• **GIVEN MATERIAL**:
========================================

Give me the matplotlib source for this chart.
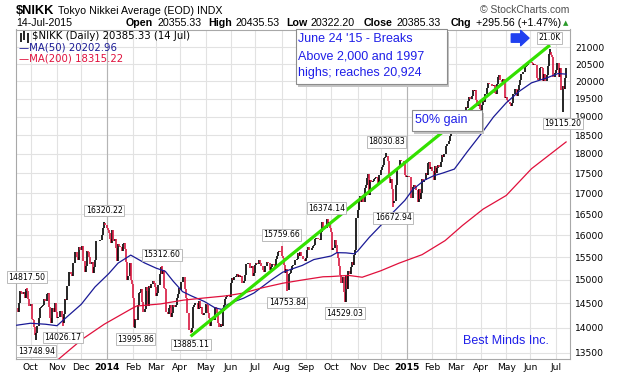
import numpy as np
import pandas as pd
import matplotlib
matplotlib.use('Agg')
import matplotlib.pyplot as plt
from matplotlib.patches import Rectangle

# daily closes of $NIKK (one row per month)
close_2013 = [
    14404, 14311, 14505, 14766, 14742, 14700, 14732, 14620, 14799, 14760, 14600, 14455,  # Sep (from 13th)
    14485, 14170, 14157, 14024, 13853, 13894, 14037, 14194, 14404, 14420, 14441, 14467,
    14586, 14561, 14693, 14713, 14426, 14200, 14088, 14396, 14325, 14502, 14327,  # Oct
    14201, 14210, 14225, 14337, 14228, 14086, 14270, 14589, 14567, 14876, 15165, 15164,
    15126, 15076, 15366, 15382, 15619, 15515, 15450, 15727, 15662,  # Nov
    15655, 15749, 15407, 15177, 15299, 15650, 15611, 15515, 15341, 15403, 15152, 15278,
    15433, 15859, 15870, 15880, 15889, 15895, 16009, 16178, 16291, 16250,  # Dec
]
close_2014 = [
    16180, 16120, 16060, 15908, 15814, 16121, 15880, 15912, 15700, 15422, 15808, 15747,
    15734, 15641, 15795, 15820, 15695, 15391, 15006, 15094, 15383, 15007, 14914,  # Jan
    14619, 14008, 14180, 14155, 14462, 14718, 14750, 14800, 14535, 14313, 14393, 14843,
    14766, 14449, 14865, 14837, 14923, 14970, 14924, 14841,  # Feb
    14652, 14721, 14897, 15134, 15274, 15120, 15224, 14830, 14816, 14327, 14278, 14411,
    14463, 14224, 14300, 14475, 14423, 14477, 14622, 14696, 14827,  # Mar
    14791, 14946, 15071, 15063, 14809, 14607, 14300, 14299, 13960, 13910, 13997, 14417,
    14460, 14516, 14512, 14388, 14546, 14404, 14429, 14288, 14260, 14304,  # Apr
    14485, 14457, 14300, 14200, 14033, 14163, 14199, 14149, 14425, 14405, 14298, 14097,
    14006, 14075, 14042, 14338, 14462, 14602, 14636, 14670, 14681, 14632,  # May
    14935, 15034, 14999, 15069, 15077, 15124, 15069, 15098, 15069, 15097, 14933, 14975,
    15115, 15361, 15349, 15369, 15376, 15266, 15308, 15095, 15162,  # Jun
    15326, 15369, 15348, 15437, 15379, 15314, 15302, 15216, 15164, 15297, 15395, 15379,
    15370, 15215, 15280, 15343, 15329, 15284, 15457, 15529, 15618, 15646, 15620,  # Jul
    15523, 15474, 15320, 15159, 15232, 14778, 15130, 15161, 15213, 15314, 15318, 15322,
    15449, 15454, 15586, 15539, 15613, 15521, 15534, 15459, 15424,  # Aug
    15476, 15668, 15728, 15676, 15668, 15705, 15749, 15788, 15909, 15948, 15930, 15911,
    15888, 16067, 16321, 16205, 16190, 16167, 16374, 16229, 16310, 16173,  # Sep
    16082, 15661, 15709, 15891, 15784, 15595, 15479, 15300, 15100, 14936, 15074, 14739,
    14533, 15112, 14805, 15196, 15139, 15292, 15389, 15330, 15554, 15659, 16414,  # Oct
    16600, 16863, 16937, 16793, 16880, 16781, 17124, 17197, 17392, 17490, 16973, 17344,
    17288, 17300, 17357, 17380, 17407, 17383, 17249, 17459,  # Nov
    17590, 17663, 17720, 17888, 17920, 17935, 17813, 17412, 17257, 17371, 17099, 16756,
    16819, 17210, 17621, 17635, 17700, 17854, 17808, 17818, 17730, 17451, 17420,  # Dec
]
close_2015 = [
    17440, 17430, 17408, 16883, 16885, 17167, 17198, 17150, 17088, 16796, 17109, 16864,
    17015, 17366, 17281, 17330, 17512, 17469, 17768, 17796, 17607, 17674,  # Jan
    17558, 17335, 17678, 17504, 17649, 17711, 17652, 17800, 17979, 17913, 18004, 17987,
    18199, 18264, 18332, 18466, 18603, 18585, 18785, 18797,  # Feb
    18826, 18815, 18703, 18751, 18971, 18790, 18665, 18723, 18991, 19254, 19246, 19437,
    19544, 19476, 19560, 19754, 19713, 19746, 19471, 19286, 19411, 19207,  # Mar
    19034, 19312, 19435, 19397, 19640, 19790, 19937, 19908, 19905, 19908, 19870, 19886,
    19653, 19634, 19910, 20133, 20187, 20020, 19983, 20058, 20000, 19520,  # Apr
    19532, 19450, 19400, 19350, 19292, 19379, 19621, 19625, 19765, 19570, 19733, 19890,
    20026, 20196, 20202, 20264, 20413, 20437, 20473, 20551, 20563,  # May
    20569, 20543, 20473, 20488, 20460, 20457, 20096, 20046, 20382, 20407, 20387, 19990,
    20219, 19990, 20174, 20428, 20809, 20868, 20771, 20706, 20110, 20236,  # Jun
    20329, 20522, 20540, 20112, 20376, 19738, 19855, 19780, 20090, 20385,  # Jul
]

# labelled highs / lows
label_dates = ['2013-09-26', '2013-10-08', '2013-11-08', '2013-12-30', '2014-02-05',
               '2014-03-10', '2014-04-14', '2014-08-01', '2014-08-08', '2014-09-25',
               '2014-10-17', '2014-12-08', '2014-12-16', '2015-07-09']
label_values = [14817.50, 13748.94, 14026.17, 16320.22, 13995.86, 15312.60, 13885.11,
                15759.66, 14753.84, 16374.14, 14529.03, 18030.83, 16672.94, 19115.20]
label_sides = ['high', 'low', 'low', 'high', 'low', 'high', 'low',
               'high', 'low', 'high', 'low', 'high', 'low', 'low']
top_date = '2015-06-24'
top_value = 20952.71
top_text = '21.0K'

# moving averages
ma50_dates = ['2013-09-13', '2013-10-01', '2013-10-18', '2013-11-01', '2013-11-17', '2013-12-01',
              '2013-12-18', '2014-01-03', '2014-01-15', '2014-01-30', '2014-02-16', '2014-03-01',
              '2014-03-13', '2014-03-22', '2014-04-03', '2014-04-15', '2014-04-30', '2014-05-13',
              '2014-05-21', '2014-05-28', '2014-06-05', '2014-06-17', '2014-06-28', '2014-07-09',
              '2014-07-21', '2014-08-02', '2014-08-15', '2014-08-27', '2014-09-10', '2014-10-01',
              '2014-10-08', '2014-10-20', '2014-10-29', '2014-11-03', '2014-11-15', '2014-11-28',
              '2014-12-15', '2014-12-30', '2015-01-08', '2015-01-22', '2015-02-03', '2015-02-13',
              '2015-02-27', '2015-03-15', '2015-04-01', '2015-04-16', '2015-05-01', '2015-05-18',
              '2015-06-02', '2015-06-19', '2015-07-03', '2015-07-14']
ma50_values = [14050, 14090, 14070, 14040, 14270, 14480,
               14850, 15140, 15370, 15550, 15375, 15260,
               15190, 14970, 14750, 14655, 14540, 14410,
               14375, 14475, 14540, 14610, 14720, 14850,
               15000, 15170, 15250, 15320, 15450, 15530,
               15605, 15600, 15580, 15640, 15950, 16200,
               16520, 16830, 17100, 17330, 17440, 17510,
               17610, 18050, 18520, 18990, 19380, 19700,
               19950, 20090, 20220, 20203]
ma200_dates = ['2013-11-04', '2013-12-03', '2013-12-30', '2014-01-30', '2014-02-06', '2014-03-07',
               '2014-04-04', '2014-04-30', '2014-05-27', '2014-06-17', '2014-07-09', '2014-08-02',
               '2014-08-27', '2014-09-20', '2014-10-01', '2014-10-22', '2014-11-07', '2014-12-01',
               '2014-12-23', '2015-01-20', '2015-02-17', '2015-03-10', '2015-04-03', '2015-05-01',
               '2015-06-02', '2015-07-14']
ma200_values = [13370, 13770, 14070, 14380, 14445, 14490,
                14570, 14615, 14660, 14720, 14830, 14930,
                15000, 15070, 15075, 15100, 15060, 15200,
                15370, 15560, 15880, 16230, 16620, 16950,
                17620, 18315]

trend_dates = ['2014-04-14', '2015-06-24']
trend_values = [13825, 21070]

y_ticks = list(range(13500, 21001, 500))

closes = np.array(close_2013 + close_2014 + close_2015, dtype=float)
dates = pd.bdate_range('2013-09-13', periods=len(closes))
x = np.arange(len(closes))


def pos(ds):
    return dates.searchsorted(pd.to_datetime(ds))


prev = np.r_[closes[0], closes[:-1]]
lo = np.minimum(prev, closes)
hi = np.maximum(prev, closes)
for d, v, s in zip(label_dates + [top_date], label_values + [top_value], label_sides + ['high']):
    i = pos([d])[0]
    if s == 'high':
        hi[i] = max(hi[i], v)
    else:
        lo[i] = min(lo[i], v)
bar_colors = np.where(closes >= prev, 'black', '#d81840')

fig = plt.figure(figsize=(6.17, 3.74), dpi=100)
ax = fig.add_axes([16 / 617, 15 / 374, 554 / 617, 329.5 / 374])

ax.vlines(x, lo, hi, colors=bar_colors, lw=1.2, zorder=3)
ax.plot(pos(ma50_dates), ma50_values, color='#1a1a96', lw=0.9, zorder=4)
ax.plot(pos(ma200_dates), ma200_values, color='#e0103c', lw=0.9, zorder=4)
ax.plot(pos(trend_dates), trend_values, color='#33e000', lw=2.3, zorder=5, solid_capstyle='butt')

ax.set_yscale('log')
ax.set_ylim(13380, 21550)
ax.set_xlim(-0.6, 480.4)
ax.yaxis.set_minor_locator(matplotlib.ticker.NullLocator())
ax.set_yticks(y_ticks)
ax.set_yticklabels([str(v) for v in y_ticks])
ax.yaxis.tick_right()

month_start = [i for i in range(1, len(dates)) if dates[i].month != dates[i - 1].month]
month_lbl = [dates[i].strftime('%Y') if dates[i].month == 1 else dates[i].strftime('%b') for i in month_start]
ax.set_xticks(month_start)
ax.set_xticklabels(month_lbl)
for t in ax.get_xticklabels():
    if t.get_text().isdigit():
        t.set_fontweight('bold')
        t.set_fontsize(7.2)
ax.tick_params(axis='both', length=0, labelsize=6.6, colors='black')
ax.tick_params(axis='y', pad=3.5)
ax.tick_params(axis='x', pad=3)
ax.grid(True, color='#e2e2e2', lw=0.8)
ax.set_axisbelow(True)
for i in month_start:
    if dates[i].month == 1:
        ax.axvline(i, color='#b4b4b4', lw=0.8, zorder=1)
for sp in ax.spines.values():
    sp.set_color('#a8a8a8')
    sp.set_linewidth(0.8)

# labels on highs / lows
for d, v, s in zip(label_dates, label_values, label_sides):
    i = pos([d])[0]
    ax.annotate('%.2f' % v, (i, v), xytext=(0, 8 if s == 'high' else -8),
                textcoords='offset points', ha='center', va='center', fontsize=5.6,
                bbox=dict(boxstyle='square,pad=0.18', fc='white', ec='#b0b0b0', lw=0.6), zorder=7)
ax.annotate(top_text, (pos([top_date])[0], top_value), xytext=(0, 8), textcoords='offset points',
            ha='center', va='center', fontsize=5.6,
            bbox=dict(boxstyle='square,pad=0.18', fc='white', ec='#b0b0b0', lw=0.6), zorder=7)
ax.annotate('', xy=(0.926, 0.974), xytext=(0.894, 0.974), xycoords='axes fraction',
            arrowprops=dict(arrowstyle='simple,head_width=1.1,head_length=0.6,tail_width=0.6',
                            color='#2040f0', shrinkA=0, shrinkB=0), zorder=8)

# note boxes
blue = '#1f1fe8'
for (x0, y0, x1, y1) in [(0.505, 0.835, 0.778, 1.0), (0.715, 0.692, 0.841, 0.756)]:
    ax.add_patch(Rectangle((x0 + 0.004, y0 - 0.008), x1 - x0, y1 - y0, transform=ax.transAxes,
                           fc='#c4c4c4', ec='none', zorder=8, clip_on=False))
    ax.add_patch(Rectangle((x0, y0), x1 - x0, y1 - y0, transform=ax.transAxes,
                           fc='white', ec='#8c8c8c', lw=0.8, zorder=9, clip_on=False))
for yy, s in zip([0.970, 0.919, 0.868], ["June 24 '15 - Breaks", 'Above 2,000 and 1997', 'highs; reaches 20,924']):
    ax.text(0.509, yy, s, transform=ax.transAxes, color=blue, fontsize=9.0,
            family='Liberation Sans', va='center', zorder=10)
ax.text(0.721, 0.724, '50% gain', transform=ax.transAxes, color=blue, fontsize=9.0,
        family='Liberation Sans', va='center', zorder=10)
ax.text(0.807, 0.056, 'Best Minds Inc.', transform=ax.transAxes, color=blue, fontsize=9.0,
        family='Liberation Sans', va='center', zorder=10)

# legend inside the plot
ax.vlines([0.009, 0.015, 0.021], [0.962, 0.968, 0.960], [0.990, 0.996, 0.988],
          transform=ax.transAxes, color='black', lw=1.2, zorder=10)
ax.text(0.029, 0.980, '$NIKK (Daily) 20385.33 (14 Jul)', transform=ax.transAxes,
        fontsize=7.3, va='center', zorder=10)
ax.text(0.005, 0.946, '\u2014MA(50) 20202.96', transform=ax.transAxes, color='#1a1a96',
        fontsize=7.3, va='center', zorder=10)
ax.text(0.005, 0.912, '\u2014MA(200) 18315.22', transform=ax.transAxes, color='#e0103c',
        fontsize=7.3, va='center', zorder=10)

# header
hf = 'Liberation Sans'
fig.text(16 / 617, 1 - 11 / 374, '$NIKK', fontsize=9.2, fontweight='bold', family=hf, va='center')
fig.text(58 / 617, 1 - 11 / 374, 'Tokyo Nikkei Average (EOD) INDX', fontsize=7.7, family=hf, va='center')
fig.text(16 / 617, 1 - 23 / 374, '14-Jul-2015', fontsize=7.7, family=hf, va='center')
fig.text(569 / 617, 1 - 10 / 374, '\u00a9 StockCharts.com', fontsize=7.5, family=hf, va='center',
         ha='right', color='#505050')
segs = [(125.7, 'Open', 'bold'), (157.7, '20355.33', 'normal'), (208, 'High', 'bold'),
        (235.7, '20435.53', 'normal'), (286, 'Low', 'bold'), (310.7, '20322.20', 'normal'),
        (364, 'Close', 'bold'), (396.7, '20385.33', 'normal'), (450.7, 'Chg', 'bold'),
        (476, '+295.56 (+1.47%)', 'normal')]
for px, s, w in segs:
    fig.text(px / 617, 1 - 23 / 374, s, fontsize=7.7, fontweight=w, family=hf, va='center')
fig.text(563 / 617, 1 - 23 / 374, '\u25b2', fontsize=5, color='#2a9a2a', va='center')

fig.savefig('out.png', dpi=100)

========================================

• **WHAT NEEDS TO BE DONE**: Of the lines above, copy each that contains "matplotlib".

• **ANSWER TO THIS EXERCISE**:
Give me the matplotlib source for this chart.
import matplotlib
matplotlib.use('Agg')
import matplotlib.pyplot as plt
from matplotlib.patches import Rectangle
ax.yaxis.set_minor_locator(matplotlib.ticker.NullLocator())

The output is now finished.